As it stands, I’ve just ordered myself a set of RasberryPi’s as they come assembled and I know I can start exploring straight away without all the trouble that comes with getting the Meadow boards ready to use.

Just something to consider regarding soldering skills. I was right there with you until my wife bought me a better soldering iron (a Hakko FX-888 … example: Amazon has a FX-888D for $104… which is just a digital version). I was just using an inexpensive (about $10) soldering iron before and couldn’t solder worth a darn. But having a soldering iron that allows control of the temperature, gives access to easy tip cleaning (and even interchangeable tip options), plus making sure the right solder is used, along with some YouTube videos on how to properly solder, pretty much changed my soldering life. Will it still take some practice … you bet … but I’d bet you can get there.

While, as Jeff suggested, better tools will probably make it easier. I put my board together with a very cheap soldering iron bought at HomeDepot. My solder is also a huge wire and not ideal for electonics.

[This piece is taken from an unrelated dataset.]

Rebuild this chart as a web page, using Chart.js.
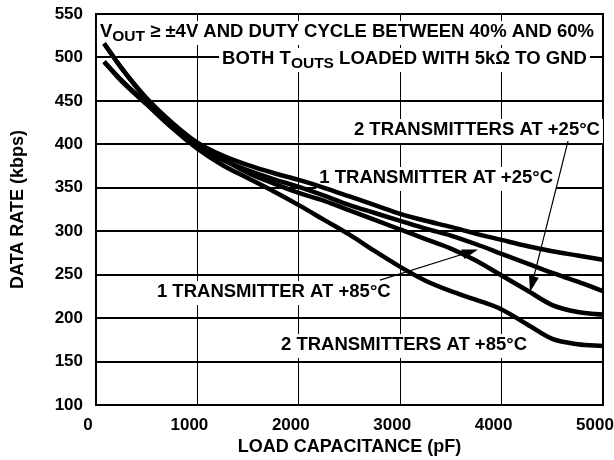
<!DOCTYPE html>
<html>
<head>
<meta charset="utf-8">
<title>Data Rate vs Load Capacitance</title>
<script src="https://cdn.jsdelivr.net/npm/chart.js@4"></script>
<style>
  body { margin: 0; background: #fff; }
  #wrap { width: 614px; height: 460px; }
</style>
</head>
<body>
<div id="wrap"><canvas id="chart" width="614" height="460"></canvas></div>
<script>
// data rate vs load capacitance

const loadPf = [80, 250, 500, 750, 1000, 1250, 1500, 1750, 2000, 2250, 2500, 2750, 3000, 3250, 3500, 3750, 4000, 4250, 4500, 4750, 5000];

const oneTx25 = [516, 488, 453, 425, 402, 387, 376, 367, 359, 350, 340, 330, 320, 312, 305, 297, 290, 283, 277, 272, 267];
const oneTx85 = [495, 474, 447, 421, 398, 382, 370, 360, 351, 341, 330, 321, 312, 303, 295, 285, 274, 263, 252, 242, 231];
const twoTx25 = [516, 488, 452, 424, 400, 383, 367, 355, 344, 335, 324, 313, 302, 291, 280, 266, 249, 232, 215, 207, 204];
const twoTx85 = [495, 473, 446, 419, 395, 376, 361, 346, 330, 313, 296, 277, 259, 243, 231, 221, 210, 193, 176, 170, 168];

const xTicks = [0, 1000, 2000, 3000, 4000, 5000];
const yTicks = [100, 150, 200, 250, 300, 350, 400, 450, 500, 550];

const FONT = '"Liberation Sans", Arial, sans-serif';
const noteFont = 'bold 18.5px ' + FONT;
const subFont = 'bold 15.5px ' + FONT;

// text notes, placed in data units
const notes = [
    { runs: [['V'], ['OUT', true], [' \u2265 \u00b14V AND DUTY CYCLE BETWEEN 40% AND 60%']], x: 39, y: 523.5, align: 'left' },
    { runs: [['BOTH T'], ['OUTS', true], [' LOADED WITH 5k\u03a9 TO GND']], x: 1243, y: 492.4, align: 'left' },
    { runs: [['2 TRANSMITTERS AT +25\u00b0C']], x: 4970, y: 410.7, align: 'right' },
    { runs: [['1 TRANSMITTER AT +25\u00b0C']], x: 4507, y: 355.5, align: 'right' },
    { runs: [['1 TRANSMITTER AT +85\u00b0C']], x: 601, y: 224.3, align: 'left' },
    { runs: [['2 TRANSMITTERS AT +85\u00b0C']], x: 1824, y: 163.3, align: 'left' }
];

const arrows = [
    { from: [4655, 403.8], to: [4280, 230] },
    { from: [2801, 243.8], to: [3767, 279] }
];

function toPoints(values) {
    return values.map((v, i) => ({ x: loadPf[i], y: v }));
}

function drawNote(ctx, note, xs, ys) {
    let width = 0;
    note.runs.forEach(r => {
        ctx.font = r[1] ? subFont : noteFont;
        width += ctx.measureText(r[0]).width;
    });
    const px = xs.getPixelForValue(note.x);
    const py = ys.getPixelForValue(note.y);
    let left = px;
    if (note.align === 'right') left = px - width;

    ctx.fillStyle = '#fff';
    ctx.fillRect(left - 3, py - 16, width + 6, 24);

    ctx.fillStyle = '#000';
    ctx.textBaseline = 'alphabetic';
    ctx.textAlign = 'left';
    let cx = left;
    note.runs.forEach(r => {
        ctx.font = r[1] ? subFont : noteFont;
        ctx.fillText(r[0], cx, r[1] ? py + 4 : py);
        cx += ctx.measureText(r[0]).width;
    });
}

function drawArrow(ctx, arrow, xs, ys) {
    const x1 = xs.getPixelForValue(arrow.from[0]);
    const y1 = ys.getPixelForValue(arrow.from[1]);
    const x2 = xs.getPixelForValue(arrow.to[0]);
    const y2 = ys.getPixelForValue(arrow.to[1]);
    const ang = Math.atan2(y2 - y1, x2 - x1);
    const len = 16, half = 5;

    ctx.strokeStyle = '#000';
    ctx.lineWidth = 1.2;
    ctx.beginPath();
    ctx.moveTo(x1, y1);
    ctx.lineTo(x2 - Math.cos(ang) * len * 0.8, y2 - Math.sin(ang) * len * 0.8);
    ctx.stroke();

    ctx.fillStyle = '#000';
    ctx.beginPath();
    ctx.moveTo(x2, y2);
    ctx.lineTo(x2 - Math.cos(ang) * len - Math.sin(ang) * half, y2 - Math.sin(ang) * len + Math.cos(ang) * half);
    ctx.lineTo(x2 - Math.cos(ang) * len + Math.sin(ang) * half, y2 - Math.sin(ang) * len - Math.cos(ang) * half);
    ctx.closePath();
    ctx.fill();
}

const notesPlugin = {
    id: 'notes',
    beforeDatasetsDraw(chart) {
        const { ctx, chartArea: a, scales } = chart;
        ctx.save();
        ctx.strokeStyle = '#000';
        ctx.lineWidth = 2;
        ctx.strokeRect(a.left, a.top, a.right - a.left, a.bottom - a.top);
        notes.forEach(n => drawNote(ctx, n, scales.x, scales.y));
        ctx.restore();
    },
    afterDatasetsDraw(chart) {
        const { ctx, scales } = chart;
        ctx.save();
        arrows.forEach(a => drawArrow(ctx, a, scales.x, scales.y));
        ctx.restore();
    }
};

const seriesList = [
    { label: '1 TRANSMITTER AT +25°C', data: oneTx25 },
    { label: '1 TRANSMITTER AT +85°C', data: oneTx85 },
    { label: '2 TRANSMITTERS AT +25°C', data: twoTx25 },
    { label: '2 TRANSMITTERS AT +85°C', data: twoTx85 }
];

new Chart(document.getElementById('chart'), {
    type: 'line',
    data: {
        datasets: seriesList.map(s => ({
            label: s.label,
            data: toPoints(s.data),
            borderColor: '#000',
            borderWidth: 4.5,
            pointRadius: 0,
            fill: false,
            cubicInterpolationMode: 'monotone',
            borderCapStyle: 'butt'
        }))
    },
    options: {
        responsive: false,
        animation: false,
        devicePixelRatio: 1,
        layout: { padding: { top: 14, right: 11, left: 0, bottom: 0 } },
        plugins: {
            legend: { display: false },
            tooltip: { enabled: false }
        },
        scales: {
            x: {
                type: 'linear',
                min: 0,
                max: 5000,
                afterBuildTicks: s => { s.ticks = xTicks.map(v => ({ value: v })); },
                afterFit: s => { s.height = 55; s.paddingLeft = 0; s.paddingRight = 0; },
                grid: { color: '#000', lineWidth: 1, drawTicks: false },
                border: { display: false },
                ticks: {
                    color: '#000',
                    font: { family: FONT, size: 17, weight: 'bold' },
                    padding: 10,
                    labelOffset: -8,
                    maxRotation: 0,
                    callback: v => String(v)
                },
                title: {
                    display: true,
                    text: 'LOAD CAPACITANCE (pF)',
                    color: '#000',
                    font: { family: FONT, size: 18, weight: 'bold' },
                    padding: { top: 0, bottom: 2 }
                }
            },
            y: {
                min: 100,
                max: 550,
                afterBuildTicks: s => { s.ticks = yTicks.map(v => ({ value: v })); },
                afterFit: s => { s.width = 96; s.paddingTop = 0; s.paddingBottom = 0; },
                grid: { color: '#000', lineWidth: 2, drawTicks: false },
                border: { display: false },
                ticks: {
                    color: '#000',
                    font: { family: FONT, size: 17, weight: 'bold' },
                    padding: 13,
                    callback: v => String(v)
                },
                title: {
                    display: true,
                    text: 'DATA RATE (kbps)',
                    color: '#000',
                    font: { family: FONT, size: 18, weight: 'bold' },
                    padding: { top: 7, bottom: 0 }
                }
            }
        }
    },
    plugins: [notesPlugin]
});
</script>
</body>
</html>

The trick to getting it soldered correctly, in my experience, is to preheat the pin and pad that you want to solder. Then, when the iron has been touching them for a few seconds, come in and dab the solder to the iron. The solder should practically be sucked down to the pad and around the pin. You will need good lighting and some magnification helps a lot, but I promise you can do it with the equipment you have.

To remove a bad solder can be tricky, but I would suggest getting a cheap solder sucker from amazon. Then, just heat the solder and trigger the sucker on top of it.

Link to solder sucker and wicking braid. No affiliate link, just trying to speed up your searching effort.

We hear you, amigo. pre-soldered headers will be an option in the future. Probably for $1-$2 more. It’s kind of a logistical pain that is only worth the price when we’re doing higher volumes. Otherwise, it would be like $3-4 more, which is kind of absurd.

Thanks for the feedback.

Thanks all for the feedback. I did manage to have some success desoldering with my pump and I purchased some new tips to see that might help (will try again on the weekend).

Brian, its great to hear pre-soldered will become an option. Happy to pay $5-$10 for the extra pain in terms of logistics! I’ll keep an eye out for the change in the store and when I see it’s available then I’ll order some more boards!